Editorial note: There will be an article on the COP26 climate conference when it is ready. In the meantime, some light opera on cryptocurrency.
Last time, in Journey of the 十八coin, I struggled to purchase “Shiba Inu coin”, the latest trend in crypto-currency. In short, there are “on-ramps” from the US Dollar Banking System to the crypto-currency world, and when Heaven and Earth (and clearing delays) conspire to prevent you from buying, there is nothing to be done.
Nothing other than to wait 24 hours. At that time, all systems were working and I purchased a few hundred dollars worth of SHIBA.
NOTE: unlike BTC, SHIBA is simply a barter-token in a bubble. Once the bubble bursts, nobody will want to hold SHIBA. Apart from the reputational value of being able to say I lost a few hundred dollars buying SHIBA, I’m not sure why I’m holding it.
Bitcoin has inherent value; I currently own .1 BTC to hedge future spending as Bitcoin, rather than to spend in barter for assets. The only value SHIBA has is the value from the impressive marketing campaign they have just run.
Uncharitably, SHIBA is a Ponzi scheme everyone wants to ride and get out of before it pops. Charitably, it is a more convenient way than credit cards to do electronic financial transactions. While there are better places to park your money1 it works fine as a temporary store of value to use for online transactions.
What is Bitcoin worth?
Owning Bitcoin allows you to send Bitcoin transactions2. The nature of Bitcoin is the Red Queen’s problem: nobody profits from the transaction fees. Right now, there is a competition to burn as much energy as possible to ensure nobody gets any profit. For some reason, the community thinks this is a good thing.
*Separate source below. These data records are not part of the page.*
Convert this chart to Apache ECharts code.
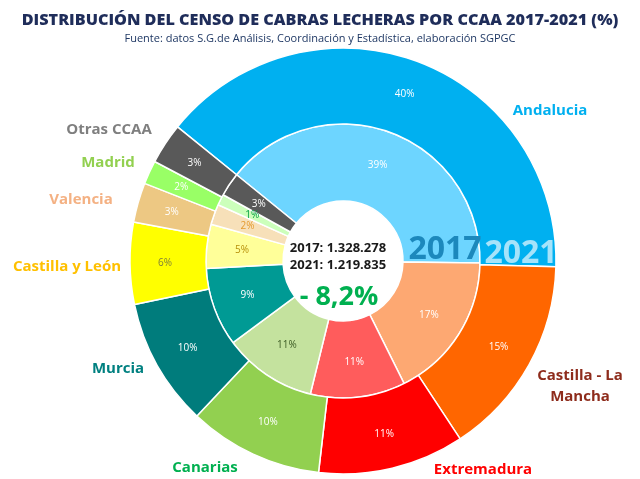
<!DOCTYPE html>
<html>
<head>
<meta charset="utf-8">
<script src="https://cdn.jsdelivr.net/npm/echarts@6/dist/echarts.min.js"></script>
<style>
html,body{margin:0;padding:0;background:#fff;}
#main{width:640px;height:479px;}
</style>
</head>
<body>
<div id="main"></div>
<script>
// ---- data ----
const categories = ['Andalucia','Castilla - La Mancha','Extremadura','Canarias','Murcia','Castilla y León','Valencia','Madrid','Otras CCAA'];
const values2017 = [39.4, 17.4, 11.2, 11.0, 9.3, 5.2, 2.4, 1.3, 2.8];
const values2021 = [39.6, 15.3, 11.1, 10.2, 9.7, 6.2, 3.0, 1.8, 3.1];
const total2017 = '1.328.278';
const total2021 = '1.219.835';
const change = '- 8,2%';

// ---- styles ----
const colors2021 = ['#00B0F0','#FF6600','#FF0000','#92D050','#007C7C','#FFFF00','#EDC883','#99FF66','#595959'];
const colors2017 = ['#6DD5FF','#FDA872','#FF5C5C','#C4E29E','#009A94','#FFFF99','#F7E0B9','#CCFFBB','#595959'];
const lbl2021 = ['#fff','#fff','#fff','#fff','#fff','#7F7F3A','#fff','#fff','#fff'];
const lbl2017 = ['#fff','#fff','#fff','#3B5A24','#fff','#B8900A','#E59A2E','#00A040','#fff'];
const nameColors = ['#00B0F0','#8E2C1C','#FF0000','#00B050','#008080','#FFC000','#F4B183','#92D050','#7F7F7F'];
const namePos = [[550,111],[580,386],[483,470],[205,468],[118,369],[67,267],[81,200],[108,163],[109,130]];
const FONT = '"Open Sans", sans-serif';
const CX = 343, CY = 261;

function ringData(vals, cols, lcols) {
  return vals.map((v, i) => ({
    name: categories[i], value: v,
    itemStyle: { color: cols[i] },
    label: { color: lcols[i] }
  }));
}

const chart = echarts.init(document.getElementById('main'), null, {renderer: 'canvas'});
const graphics = [];
categories.forEach((c, i) => {
  graphics.push({
    type: 'text', x: namePos[i][0], y: namePos[i][1],
    style: {
      text: c === 'Castilla - La Mancha' ? 'Castilla - La\nMancha' : c,
      fill: nameColors[i], font: 'bold 15px ' + FONT,
      align: 'center', verticalAlign: 'middle', lineHeight: 21
    }
  });
});
graphics.push(
  {type:'text', x: 338, y: 248, style:{text:'2017: ' + total2017, fill:'#1a1a1a', font:'bold 13px ' + FONT, align:'center', verticalAlign:'middle'}},
  {type:'text', x: 338, y: 265, style:{text:'2021: ' + total2021, fill:'#1a1a1a', font:'bold 13px ' + FONT, align:'center', verticalAlign:'middle'}},
  {type:'text', x: 339, y: 297, style:{text: change, fill:'#00B050', font:'bold 27px ' + FONT, align:'center', verticalAlign:'middle'}},
  {type:'text', x: 445, y: 250, z: 100, style:{text:'2017', fill:'#1C88BC', font:'bold 32px ' + FONT, align:'center', verticalAlign:'middle'}},
  {type:'text', x: 521, y: 254, z: 100, style:{text:'2021', fill:'#A6E3FA', font:'bold 32px ' + FONT, align:'center', verticalAlign:'middle'}}
);

const labelBase = { show: true, position: 'inside', fontSize: 10, fontFamily: FONT,
  formatter: p => Math.round(p.value) + '%' };

chart.setOption({
  animation: false,
  backgroundColor: '#fff',
  title: {
    text: 'DISTRIBUCIÓN DEL CENSO DE CABRAS LECHERAS POR CCAA 2017-2021 (%)',
    subtext: 'Fuente: datos S.G.de Análisis, Coordinación y Estadística, elaboración SGPGC',
    left: 'center', top: 7, itemGap: 5,
    textStyle: { fontFamily: FONT, fontWeight: 800, fontSize: 16.2, color: '#1F2D5A' },
    subtextStyle: { fontFamily: FONT, fontSize: 11, color: '#1F3864' }
  },
  series: [
    {
      type: 'pie', name: '2017', center: [CX, CY], radius: [60, 137],
      startAngle: 141, clockwise: true, avoidLabelOverlap: false,
      itemStyle: { borderColor: '#fff', borderWidth: 1.5 },
      label: labelBase, labelLine: { show: false },
      data: ringData(values2017, colors2017, lbl2017)
    },
    {
      type: 'pie', name: '2021', center: [CX, CY], radius: [137, 213],
      startAngle: 141, clockwise: true, avoidLabelOverlap: false,
      itemStyle: { borderColor: '#fff', borderWidth: 1.5 },
      label: labelBase, labelLine: { show: false },
      data: ringData(values2021, colors2021, lbl2021)
    }
  ],
  graphic: graphics
});
</script>
</body>
</html>
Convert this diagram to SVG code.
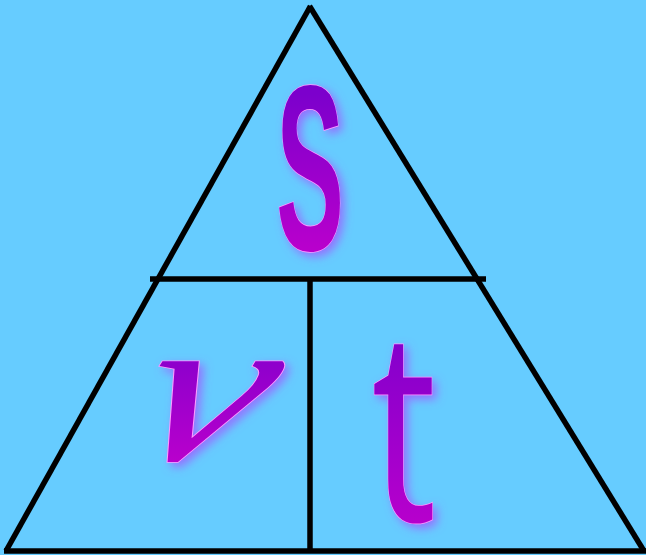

Currently, the price of a Bitcoin transaction is around 3 dollars. This seems like a high but ultimately reasonable fee. However, the price is denominated in Bitcoin3. The price is a variable number of Satoshis per byte4. People with a potential desire to send Bitcoin transactions in the future need to horde Bitcoin to be able to send those transactions later.
Based on the value of these transactions, I estimate a coin value of $7000 to $10000 per coin.
Bitcoin is not the check. It is the postage stamp.
In the 1950s, some people purchased postage stamps as investments. There was the possibility of stamps having serious value to collectors in the future, and even without that, surely they could not decrease in value compared to holding cash.
Except they have decreased in value. You can buy old postage stamps for around 50% of face value. A 3c stamp purchased in 1950 would have allowed you to send one first-class letter, something that costs 58c today. Today that stamp is worth only about 1.5c. Adjusting for inflation, it has lost 97% of its value.
Today, the USPS issues “forever” stamps, so the hoarder of today’s stamps will presumably lose less than 97% of their money over the course of the next 70 years.
In conclusion: if you could buy “forever” first-class stamps for 1c each, it would be a great investment. That is about what Bitcoin in 2017 was. Today, they are sold for 650c on the secondary market; it is far cheaper to wait for the bubble to burst unless you really need to use stamps now.
PS: What about NFTs?
What about them? Most of them are scams or money laundering. The BAYC is the Patek Philippe watch of a club of Bitcoin millionaires, most of whom didn’t pay the outrageous prices in the first place. I’m not sure what Beeple did to get millions. And as for most of the rest … at some point soon there will be so many NFTs that the illusion of scarcity will pop.
I am still trying to figure out how to set up an ecosystem denominated in SPY. My understanding is that a stable-coin pegged to $SPY would be illegal in the US. Then again, I didn’t start a stable-coin pegged to the USD in 2016 because I thought that was illegal.
Why are Bitcoin transactions valuable? Most commonly, drug dealing and money laundering - though you can use any cryptocoin for that. But also, various Smart Contracts really do need to rely on Nakamoto Consensus for time-keeping, and to do so they may have to own (and occasionally transact) in Bitcoin.
Due to the extreme price volatility, no sane person would denominate any future liability in Bitcoin if they could avoid it. The one situation that cannot be avoided is Bitcoin transactions themselves.
Bitcoin, if it had rational governance, would go to a larger blocksize and a fixed satoshi-per-byte transaction fee. It would also cut the block reward, relying solely on transaction fees.